# Description of the task:
Without the pictures, can you quote each line below exactly?

# Data:
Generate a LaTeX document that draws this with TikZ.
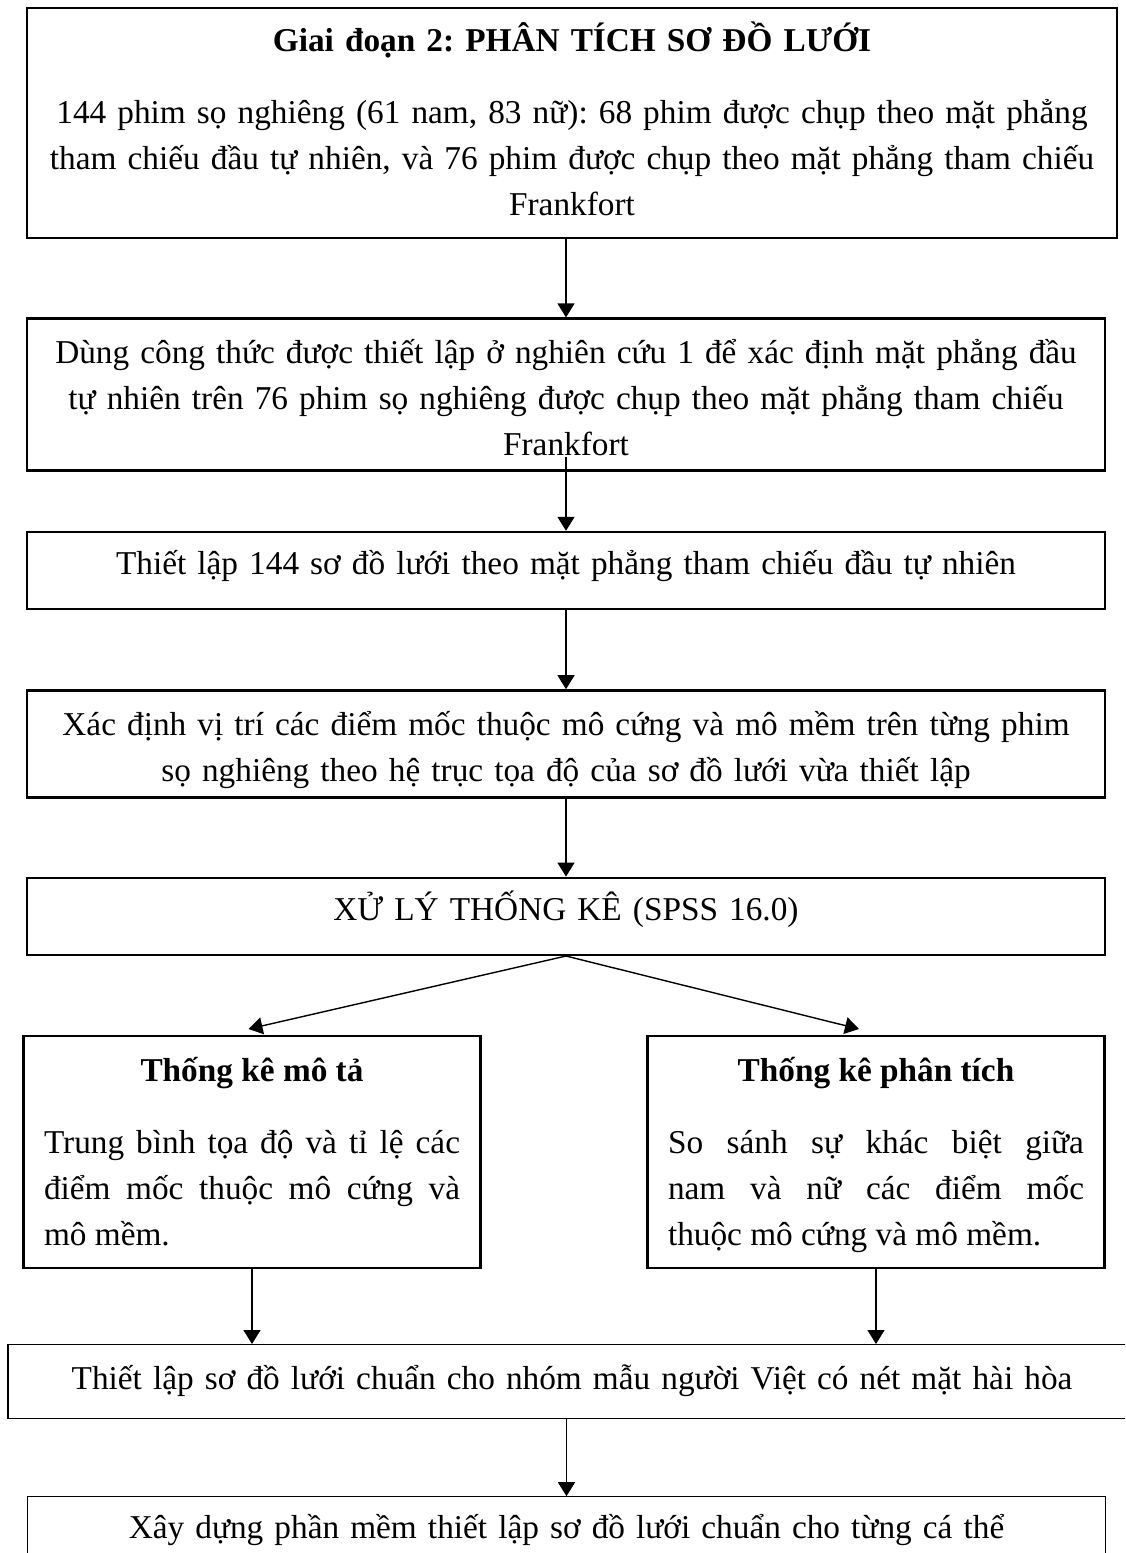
\documentclass[tikz,border=0pt]{standalone}
\usepackage{fontspec}
\setmainfont{Liberation Serif}
\usetikzlibrary{arrows.meta,positioning}
\frenchspacing
\tolerance=9999
\hyphenpenalty=10000
\tikzset{
  khung/.style={rectangle, draw, line width=1.2pt, minimum width=539pt,
                align=center, text width=530pt, inner sep=0pt, text height=22pt},
  khungnho/.style={khung, minimum width=228.5pt, text depth=93.5pt,
                   text width=208pt, align=justify},
  khungmong/.style={khung, line width=0.6pt},
  muiten/.style={-{Triangle[length=7pt,width=8.5pt]}, line width=0.7pt},
}

\begin{document}
\begin{tikzpicture}[font=\fontsize{16.65pt}{23pt}\selectfont]
  \useasboundingbox (0,0) rectangle (562.5pt,-776.5pt);
  \clip (0,0) rectangle (562.5pt,-776.5pt);
  \node[khung, minimum width=545pt, text height=21.5pt, text depth=93.5pt] (b1) at (286pt,-3.5pt)
       [anchor=north]
       {\textbf{Giai đoạn 2: PHÂN TÍCH SƠ ĐỒ LƯỚI}\\[13pt]
        144 phim sọ nghiêng (61 nam, 83 nữ): 68 phim được chụp theo mặt phẳng\\
        tham chiếu đầu tự nhiên, và 76 phim được chụp theo mặt phẳng tham chiếu\\
        Frankfort};
  \node[khung, text height=22.5pt, text depth=53.5pt, below=39pt of b1, xshift=-3pt] (b2)
       {Dùng công thức được thiết lập ở nghiên cứu 1 để xác định mặt phẳng đầu\\
        tự nhiên trên 76 phim sọ nghiêng được chụp theo mặt phẳng tham chiếu\\
        Frankfort};
  \node[khung, text height=21pt, text depth=17.5pt, below=29.5pt of b2] (b3)
       {Thiết lập 144 sơ đồ lưới theo mặt phẳng tham chiếu đầu tự nhiên};
  \node[khung, text height=22.5pt, text depth=31pt, below=39.5pt of b3] (b4)
       {Xác định vị trí các điểm mốc thuộc mô cứng và mô mềm trên từng phim\\
        sọ nghiêng theo hệ trục tọa độ của sơ đồ lưới vừa thiết lập};
  \node[khung, text height=21.5pt, text depth=17pt, below=39pt of b4] (b5)
       {XỬ LÝ THỐNG KÊ (SPSS 16.0)};
  \node[khungnho, text height=22.5pt, below=39.5pt of b5, xshift=-157pt] (ld)
       {{\centering\textbf{Thống kê mô tả}\par}\vspace{13pt}
        Trung bình tọa độ và tỉ lệ các\linebreak
        điểm mốc thuộc mô cứng và\linebreak
        mô mềm.};
  \node[khungnho, text height=22.5pt, below=39.5pt of b5, xshift=155pt] (rd)
       {{\centering\textbf{Thống kê phân tích}\par}\vspace{13pt}
        So sánh sự khác biệt giữa\linebreak
        nam và nữ các điểm mốc\linebreak
        thuộc mô cứng và mô mềm.};
  \node[khungmong, minimum width=564pt, text height=22.5pt, text depth=14.5pt,
        below=194pt of b5, xshift=3pt] (b6)
       {Thiết lập sơ đồ lưới chuẩn cho nhóm mẫu người Việt có nét mặt hài hòa};
  \node[khungmong, text height=21pt, text depth=17.5pt, below=38.5pt of b6, xshift=-2.75pt] (b7)
       {Xây dựng phần mềm thiết lập sơ đồ lưới chuẩn cho từng cá thể};
  \draw[muiten] (b1.south -| b2.north) -- (b2.north);
  \draw[muiten] ([yshift=7.5pt]b2.south) -- (b3.north);
  \draw[muiten] (b3) -- (b4);
  \draw[muiten] (b4) -- (b5);
  \draw[muiten] (b5.south) -- ([xshift=-1.75pt,yshift=3pt]ld.north);
  \draw[muiten] (b5.south) -- ([xshift=-8.5pt,yshift=3pt]rd.north);
  \draw[muiten] (ld.south) -- (ld.south |- b6.north);
  \draw[muiten] (rd.south) -- (rd.south |- b6.north);
  \draw[muiten] (b6.south -| b7.north) -- (b7.north);
\end{tikzpicture}
\end{document}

# Exercise solution:
Generate a LaTeX document that draws this with TikZ.
\documentclass[tikz,border=0pt]{standalone}
\usepackage{fontspec}
\setmainfont{Liberation Serif}
\usetikzlibrary{arrows.meta,positioning}
\frenchspacing
\tolerance=9999
\hyphenpenalty=10000
\tikzset{
  khung/.style={rectangle, draw, line width=1.2pt, minimum width=539pt,
                align=center, text width=530pt, inner sep=0pt, text height=22pt},
  khungnho/.style={khung, minimum width=228.5pt, text depth=93.5pt,
                   text width=208pt, align=justify},
  khungmong/.style={khung, line width=0.6pt},
  muiten/.style={-{Triangle[length=7pt,width=8.5pt]}, line width=0.7pt},
}

\begin{document}
\begin{tikzpicture}[font=\fontsize{16.65pt}{23pt}\selectfont]
  \useasboundingbox (0,0) rectangle (562.5pt,-776.5pt);
  \clip (0,0) rectangle (562.5pt,-776.5pt);
  \node[khung, minimum width=545pt, text height=21.5pt, text depth=93.5pt] (b1) at (286pt,-3.5pt)
       [anchor=north]
       {\textbf{Giai đoạn 2: PHÂN TÍCH SƠ ĐỒ LƯỚI}\\[13pt]
        144 phim sọ nghiêng (61 nam, 83 nữ): 68 phim được chụp theo mặt phẳng\\
        tham chiếu đầu tự nhiên, và 76 phim được chụp theo mặt phẳng tham chiếu\\
        Frankfort};
  \node[khung, text height=22.5pt, text depth=53.5pt, below=39pt of b1, xshift=-3pt] (b2)
       {Dùng công thức được thiết lập ở nghiên cứu 1 để xác định mặt phẳng đầu\\
        tự nhiên trên 76 phim sọ nghiêng được chụp theo mặt phẳng tham chiếu\\
        Frankfort};
  \node[khung, text height=21pt, text depth=17.5pt, below=29.5pt of b2] (b3)
       {Thiết lập 144 sơ đồ lưới theo mặt phẳng tham chiếu đầu tự nhiên};
  \node[khung, text height=22.5pt, text depth=31pt, below=39.5pt of b3] (b4)
       {Xác định vị trí các điểm mốc thuộc mô cứng và mô mềm trên từng phim\\
        sọ nghiêng theo hệ trục tọa độ của sơ đồ lưới vừa thiết lập};
  \node[khung, text height=21.5pt, text depth=17pt, below=39pt of b4] (b5)
       {XỬ LÝ THỐNG KÊ (SPSS 16.0)};
  \node[khungnho, text height=22.5pt, below=39.5pt of b5, xshift=-157pt] (ld)
       {{\centering\textbf{Thống kê mô tả}\par}\vspace{13pt}
        Trung bình tọa độ và tỉ lệ các\linebreak
        điểm mốc thuộc mô cứng và\linebreak
        mô mềm.};
  \node[khungnho, text height=22.5pt, below=39.5pt of b5, xshift=155pt] (rd)
       {{\centering\textbf{Thống kê phân tích}\par}\vspace{13pt}
        So sánh sự khác biệt giữa\linebreak
        nam và nữ các điểm mốc\linebreak
        thuộc mô cứng và mô mềm.};
  \node[khungmong, minimum width=564pt, text height=22.5pt, text depth=14.5pt,
        below=194pt of b5, xshift=3pt] (b6)
       {Thiết lập sơ đồ lưới chuẩn cho nhóm mẫu người Việt có nét mặt hài hòa};
  \node[khungmong, text height=21pt, text depth=17.5pt, below=38.5pt of b6, xshift=-2.75pt] (b7)
       {Xây dựng phần mềm thiết lập sơ đồ lưới chuẩn cho từng cá thể};
  \draw[muiten] (b1.south -| b2.north) -- (b2.north);
  \draw[muiten] ([yshift=7.5pt]b2.south) -- (b3.north);
  \draw[muiten] (b3) -- (b4);
  \draw[muiten] (b4) -- (b5);
  \draw[muiten] (b5.south) -- ([xshift=-1.75pt,yshift=3pt]ld.north);
  \draw[muiten] (b5.south) -- ([xshift=-8.5pt,yshift=3pt]rd.north);
  \draw[muiten] (ld.south) -- (ld.south |- b6.north);
  \draw[muiten] (rd.south) -- (rd.south |- b6.north);
  \draw[muiten] (b6.south -| b7.north) -- (b7.north);
\end{tikzpicture}
\end{document}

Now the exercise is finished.